В противопоставлении мыслителя мнениям «толпы», преклоняющейся перед авторитетом, нет ни грана того «духовного аристократизма», в котором пытается уличить Бруно Л. Джуссо (см. 67, стр. 104). На возражения Чикады в диалоге «О героическом энтузиазме», что «не все могут достигнуть того, чего могут достигнуть один-два человека», Тансилло, излагающий мысли самого Бруно, отвечает: «Достаточно, чтобы стремились все; достаточно, чтобы всякий делал это в меру своих возможностей» (9, стр. 62).
Бруно верил в безграничные возможности человеческого разума. Процесс познания бесконечен. Хотя человеческий ум «конечен в себе», он «бесконечен в объекте», ибо предмет познания — бесконечная вселенная. Человечество не сможет достигнуть абсолютного знания: «Оно никогда не будет совершенным в той степени, чтобы величайший объект мог быть познан, но лишь постольку, поскольку наш интеллект способен к познаванию; для этого достаточно, чтобы божественная красота представилась ему в том и в ином состоянии, соответственно тому, как расширился горизонт его зрения» (9, стр. 62).

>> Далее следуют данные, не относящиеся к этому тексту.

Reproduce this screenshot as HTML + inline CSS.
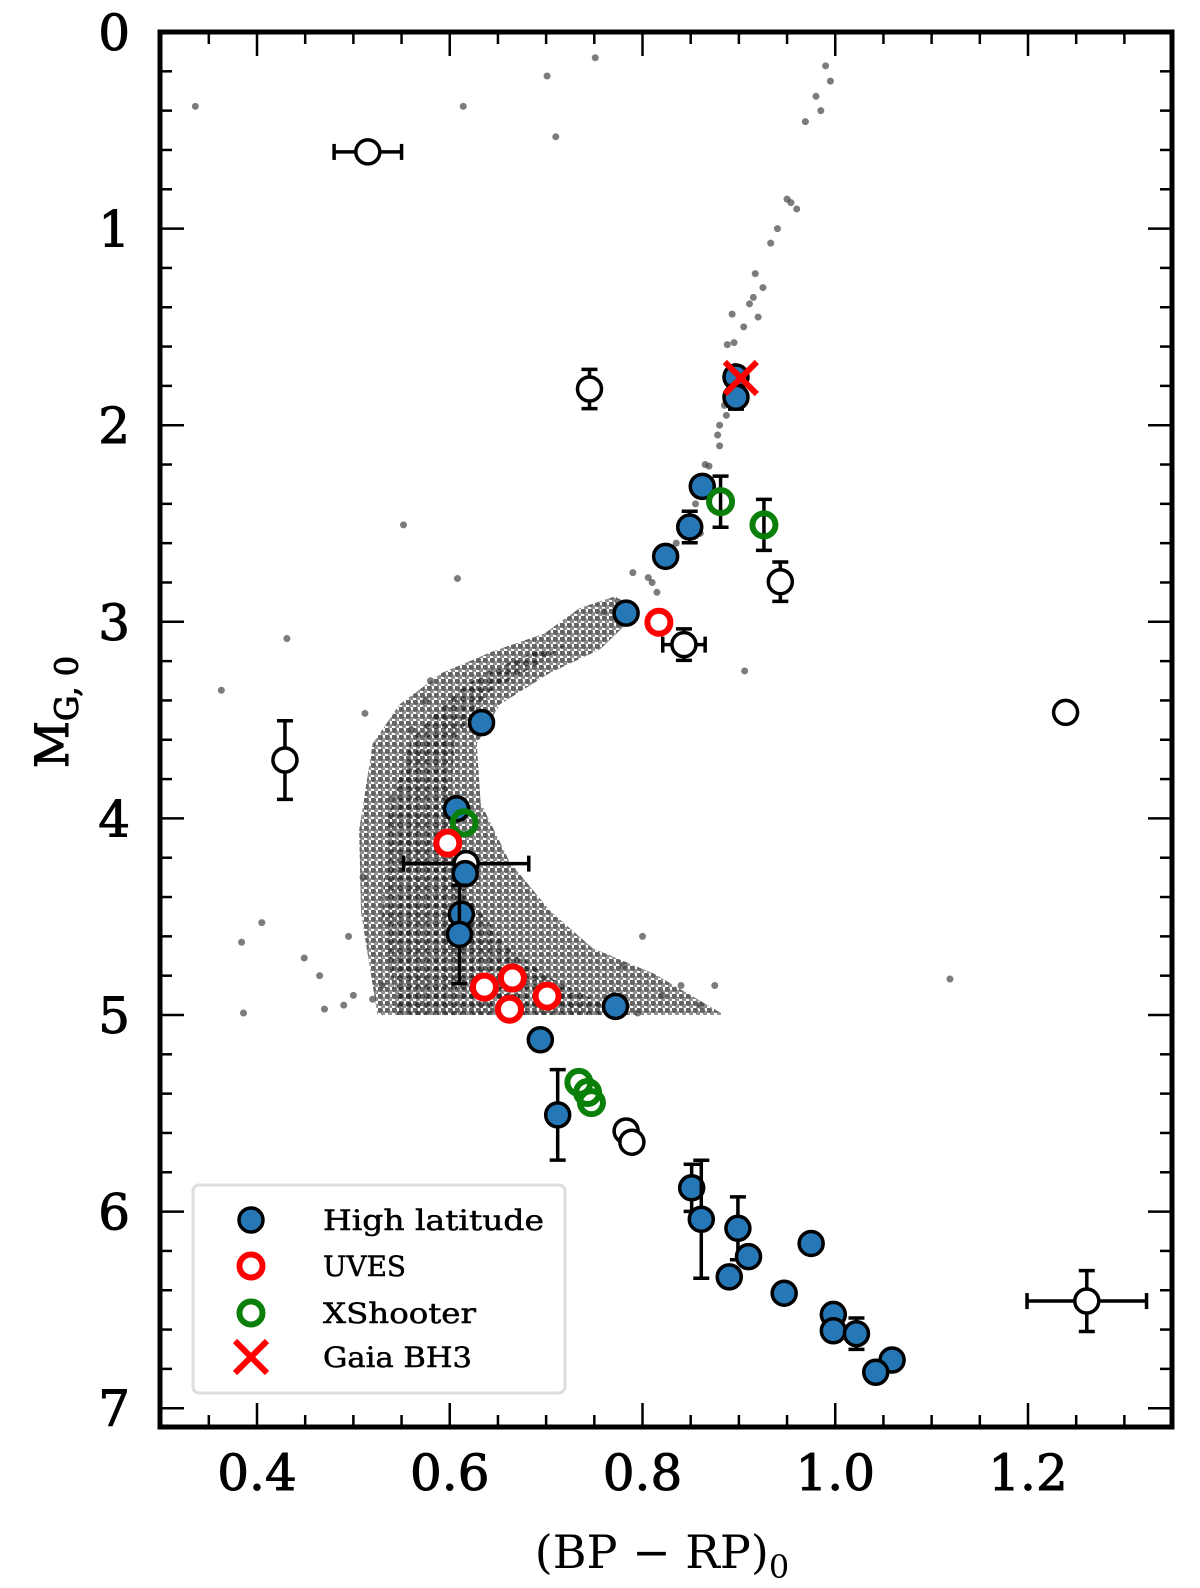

Рассматривая познание природы как процесс, в котором человеческое знание, передаваемое из поколения в поколение, все более совершенствуется и углубляется, Бруно выдвинул важнейшую мысль об историзме познания, о том, что «истина — дочь времени». Этот афоризм, воспринятый им от одного из поэтов классической древности, означал, что каждое следующее поколение, используя запас знаний, накопленный предками, видит дальше и больше своих предшественников; оно и моложе, и старше их. Поэтому мыслитель должен не преклоняться перед авторитетом древних, а идти дальше, все более расширяя горизонты науки. Глубоко убежденный в силе человеческого разума, Ноланец пророчески писал: «Умственная сила никогда не успокоится, никогда не остановится на познанной истине, но все время будет идти вперед и дальше, к непознанной истине» (9, стр. 140).
Освобождение человеческого разума от власти теологических догм требовало долгой и мужественной борьбы. Не случайно поэтому в философии Ноланца процесс познания истины отождествляется с возвышенной страстью, достижение высших степеней знания возводится в степень нравственного подвига, а изложение теории познания завершается прославлением героического энтузиазма.

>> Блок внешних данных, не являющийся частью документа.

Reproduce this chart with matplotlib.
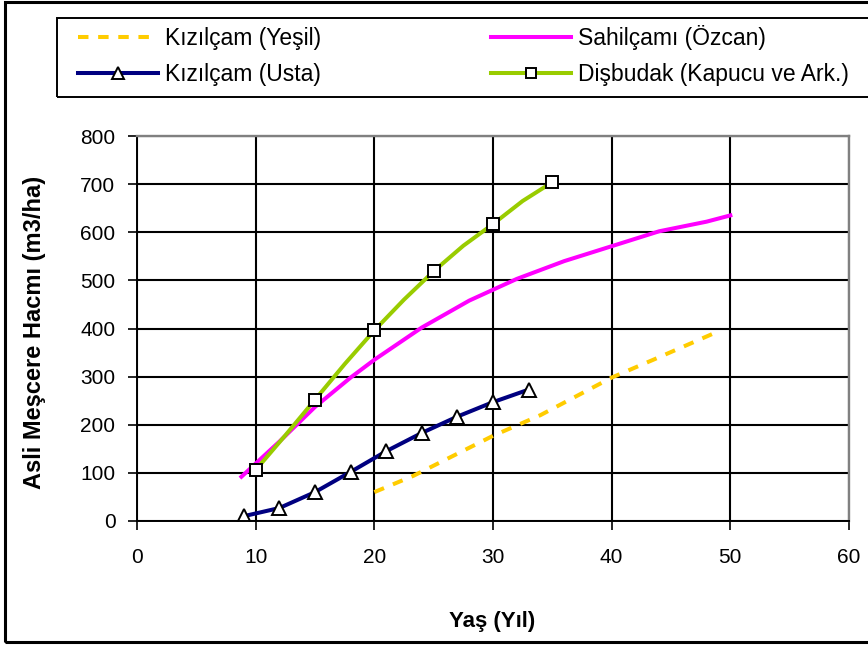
import matplotlib
matplotlib.use("Agg")
import matplotlib.pyplot as plt
from matplotlib.patches import Rectangle

plt.rcParams['font.family'] = ['Liberation Sans', 'DejaVu Sans']

# Kızılçam (Yeşil) – yellow dashed
yesil_age = [20, 23.3, 30, 34, 40, 43.5, 48.8]
yesil_vol = [60, 94, 177, 220, 298, 335, 392]

# Sahilçamı (Özcan) – magenta
sahil_age = [8.8, 12, 15, 18, 20, 24, 28, 32, 36, 40, 44, 48, 50]
sahil_vol = [92, 165, 237, 298, 335, 402, 458, 503, 540, 571, 602, 622, 635]

# Kızılçam (Usta) – navy with triangles
usta_age = [9, 12, 15, 18, 21, 24, 27, 30, 33]
usta_vol = [10, 27, 60, 102, 145, 183, 217, 247, 273]

# Dişbudak (Kapucu ve Ark.) – green with squares on every 5 years
disb_age = [10, 12.5, 15, 17.5, 20, 22.5, 25, 27.5, 30, 32.5, 35]
disb_vol = [106, 178, 252, 326, 396, 460, 519, 572, 617, 665, 704]

labels = ["Kızılçam (Yeşil)", "Kızılçam (Usta)",
          "Sahilçamı (Özcan)", "Dişbudak (Kapucu ve Ark.)"]

x_ticks = [0, 10, 20, 30, 40, 50, 60]
y_ticks = [0, 100, 200, 300, 400, 500, 600, 700, 800]

W, H = 868, 645
fig = plt.figure(figsize=(W / 100, H / 100), dpi=100)
ax = fig.add_axes([137 / W, 1 - 521 / H, (849 - 137) / W, (521 - 136) / H])

lw = 2.9
l_yesil, = ax.plot(yesil_age, yesil_vol, color="#FFCC00", lw=lw,
                   dashes=(2.6, 2.4), dash_capstyle='butt')
l_sahil, = ax.plot(sahil_age, sahil_vol, color="#FF00FF", lw=lw)
l_usta, = ax.plot(usta_age, usta_vol, color="#000080", lw=lw,
                  marker="^", ms=10, mfc="white", mec="black", mew=1.4)
l_disb, = ax.plot(disb_age, disb_vol, color="#99CC00", lw=lw,
                  marker="s", ms=8.5, mfc="white", mec="black", mew=1.4,
                  markevery=2)

ax.set_xlim(0, 60)
ax.set_ylim(0, 800)
ax.set_xticks(x_ticks)
ax.set_yticks(y_ticks)
ax.set_axisbelow(True)
ax.grid(True, color="black", lw=1.5)

for side in ("top", "right"):
    ax.spines[side].set_color("#808080")
    ax.spines[side].set_linewidth(1.7)
for side in ("left", "bottom"):
    ax.spines[side].set_color("black")
    ax.spines[side].set_linewidth(1.4)

ax.tick_params(axis="both", direction="out", length=6.5, width=1.2,
               labelsize=15, colors="black")
ax.tick_params(axis="y", pad=9)
ax.tick_params(axis="x", pad=13)

ax.set_xlabel("Yaş (Yıl)", fontsize=16, fontweight="bold")
ax.set_ylabel("Asli Meşcere Hacmı (m3/ha)", fontsize=17, fontweight="bold")
ax.xaxis.set_label_coords(0.499, -0.235)
ax.yaxis.set_label_coords(-0.128, 0.49)

# outer chart frame and legend frame (both run past the right edge)
fig.patches.append(Rectangle((5 / W, 1 - 642 / H), 1.2, (642 - 2) / H,
                             transform=fig.transFigure, fill=False,
                             edgecolor="black", lw=2.2, zorder=0))
fig.patches.append(Rectangle((57 / W, 1 - 97 / H), 1.2, (97 - 18) / H,
                             transform=fig.transFigure, fill=False,
                             edgecolor="black", lw=1.4, zorder=0))

fig.legend([l_yesil, l_usta, l_sahil, l_disb], labels, ncol=2,
           loc="upper left", bbox_to_anchor=(78 / W, 1 - 25 / H),
           bbox_transform=fig.transFigure, frameon=False,
           fontsize=16.5, handlelength=3.5, handletextpad=0.3,
           columnspacing=7.4, labelspacing=0.55, borderpad=0,
           borderaxespad=0, numpoints=1, markerscale=0.8)

fig.savefig("out.png", dpi=100)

Враг всякого закона, всякой веры
Вопрос об отношении Бруно к религии не нов. Но впервые он был поставлен не историками. Девять кардиналов — генеральных инквизиторов объявили в приговоре от 8 февраля 1600 г.: «Называем, провозглашаем, осуждаем, объявляем тебя, брата Джордано Бруно, нераскаянным, упорным и непреклонным еретиком» (12, стр. 383).
«Ему не нравится никакая религия… Он хуже лютеранина», — доносил в святую службу Мочениго. «Он высказывал великое множество ересей», — вторил ему монах-капуцин Челестино. «Он противился всему католическому, — подтверждал Грациано, — и постоянно высказывался против святой веры… Он рассказывал, что в Англии, Германии и во Франции, где он бывал, его считали врагом католической веры и других сект». «Я думаю, — показал на следствии Маттео де Сильвестрис, — что он не верует ни в бога, ни в святых, ни во что на свете, так как я слыхал от него в тюрьме много ересей и всякого вздора против нашей веры» (13, стр. 359–361).

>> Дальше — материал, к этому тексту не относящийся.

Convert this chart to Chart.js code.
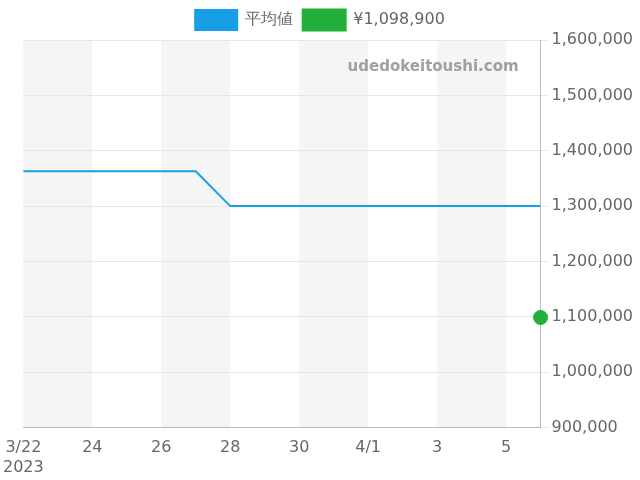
<!DOCTYPE html>
<html>
<head>
<meta charset="utf-8">
<script src="https://cdn.jsdelivr.net/npm/chart.js@4"></script>
<style>
  html, body { margin: 0; padding: 0; background: #fff; }
  #wrap { width: 640px; height: 480px; }
</style>
</head>
<body>
<div id="wrap"><canvas id="chart"></canvas></div>
<script>
// days from 3/22 to 4/6 (2023)
const dayLabels = ["3/22", "23", "24", "25", "26", "27", "28", "29", "30", "31",
                   "4/1", "2", "3", "4", "5", "6"]
const averageValues = [1363000, 1363000, 1363000, 1363000, 1363000, 1363000,
                       1300000, 1300000, 1300000, 1300000, 1300000, 1300000,
                       1300000, 1300000, 1300000, 1300000]
const currentValues = [null, null, null, null, null, null, null, null, null, null,
                       null, null, null, null, null, 1098900]
const seriesNames = ["平均値", "¥1,098,900"]

/* alternating shaded bands + watermark */
const bandsPlugin = {
    id: "bands",
    beforeDraw: (chart) => {
        const { ctx, chartArea, scales } = chart
        ctx.save()
        ctx.fillStyle = "#f5f5f5"
        for (let i = 0; i < dayLabels.length - 1; i += 4) {
            const x0 = scales.x.getPixelForValue(i)
            const x1 = scales.x.getPixelForValue(Math.min(i + 2, dayLabels.length - 1))
            ctx.fillRect(x0, chartArea.top, x1 - x0, chartArea.bottom - chartArea.top)
        }
        ctx.restore()
    },
    afterDraw: (chart) => {
        const { ctx, chartArea } = chart
        ctx.save()
        ctx.font = "bold 15px 'DejaVu Sans'"
        ctx.fillStyle = "#a0a0a0"
        ctx.textAlign = "right"
        ctx.textBaseline = "middle"
        ctx.fillText("udedokeitoushi.com", chartArea.right - 22, chartArea.top + 27)
        ctx.restore()
    }
}

new Chart(document.querySelector("#chart"), {
    type: "line",
    data: {
        labels: dayLabels,
        datasets: [{
            label: seriesNames[0],
            data: averageValues,
            borderColor: "#169fe6",
            backgroundColor: "#169fe6",
            borderWidth: 2,
            pointRadius: 0,
            tension: 0
        }, {
            label: seriesNames[1],
            data: currentValues,
            borderColor: "#22b03a",
            backgroundColor: "#22b03a",
            pointRadius: 7,
            showLine: false
        }]
    },
    options: {
        responsive: true,
        maintainAspectRatio: false,
        animation: false,
        layout: { padding: { left: 4, right: 4 } },
        plugins: {
            legend: {
                labels: {
                    boxWidth: 42, boxHeight: 20,
                    color: "#666",
                    font: { size: 16, family: "'DejaVu Sans'" }
                }
            },
            tooltip: { enabled: false }
        },
        scales: {
            x: {
                border: { color: "#bbb" },
                grid: { display: false },
                ticks: {
                    color: "#666",
                    maxRotation: 0,
                    autoSkip: false,
                    font: { size: 16, family: "'DejaVu Sans'" },
                    callback: (v, i) => {
                        if (i % 2) return null
                        return i === 0 ? [dayLabels[i], "2023"] : dayLabels[i]
                    }
                }
            },
            y: {
                position: "right",
                min: 900000,
                max: 1600000,
                border: { color: "#bbb" },
                grid: { color: "#e6e6e6" },
                ticks: {
                    stepSize: 100000,
                    color: "#666",
                    font: { size: 16, family: "'DejaVu Sans'" },
                    callback: v => v.toLocaleString("en-US")
                }
            }
        }
    },
    plugins: [bandsPlugin]
})
</script>
</body>
</html>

О том же говорили и более доброжелательные свидетели. Венецианские книготорговцы Чотто и Бертано слышали во Франкфурте, «что Джордано слывет человеком неверующим…» (13, стр. 359). Это мнение разделяли английский посол в Париже и королева Елизавета, голландский студент ван Бухель и парижский библиотекарь Котен, женевский кальвинистский магистрат и гельмштедтская лютеранская консистория.